I often get a little carried away at the farmer's market and it can be a struggle not to purchase more produce than we can use in a timely fashion. Case in point - I picked up some locally-grown blueberries recently without a clear idea of what I would make with them. They just looked yummy. I started planning to make some more popsicles, but decided that I would rather have something with a bit more adult sophistication, instead. Enter the blueberry basil granita.
With a recipe from Epicurious as my guide, I picked basil from our backyard to provide an herbal element that pairs well with fruit. And with a nod to my dark side, I added a splash (or three) of citrus vodka.
Blueberry Basil Granita
Makes 4 servings
1 pint fresh blueberries
1/2 cup water
8 fresh basil leaves
Juice of 1 lime
1 tsp lime zest
4 tsp honey
2 1/2 Tbsp citrus vodka (optional)
Wash the blueberries and pick out any stems.

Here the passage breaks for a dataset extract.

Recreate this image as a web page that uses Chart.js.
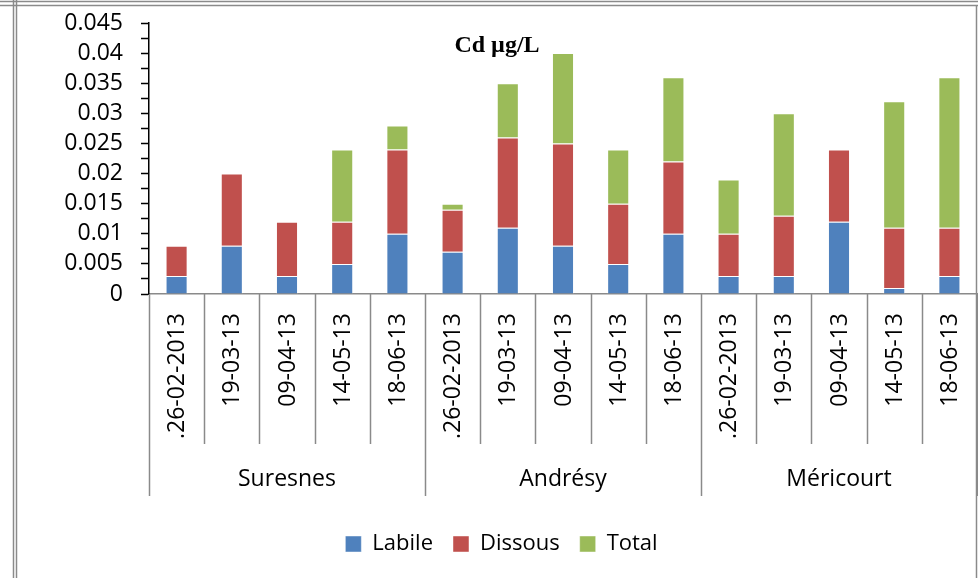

Blitz all the ingredients in a food processor or blender until smooth.
Pour into an airtight container and freeze until slushy. My batch took about 3 hours to reach the right consistency.
Scoop out into individual servings.
If you are feeling sophisticated, too, you can garnish each serving with a sprig of basil or a couple more blueberries. If you are not feeling sophisticated, stick out your tongue stained blue with berry juice.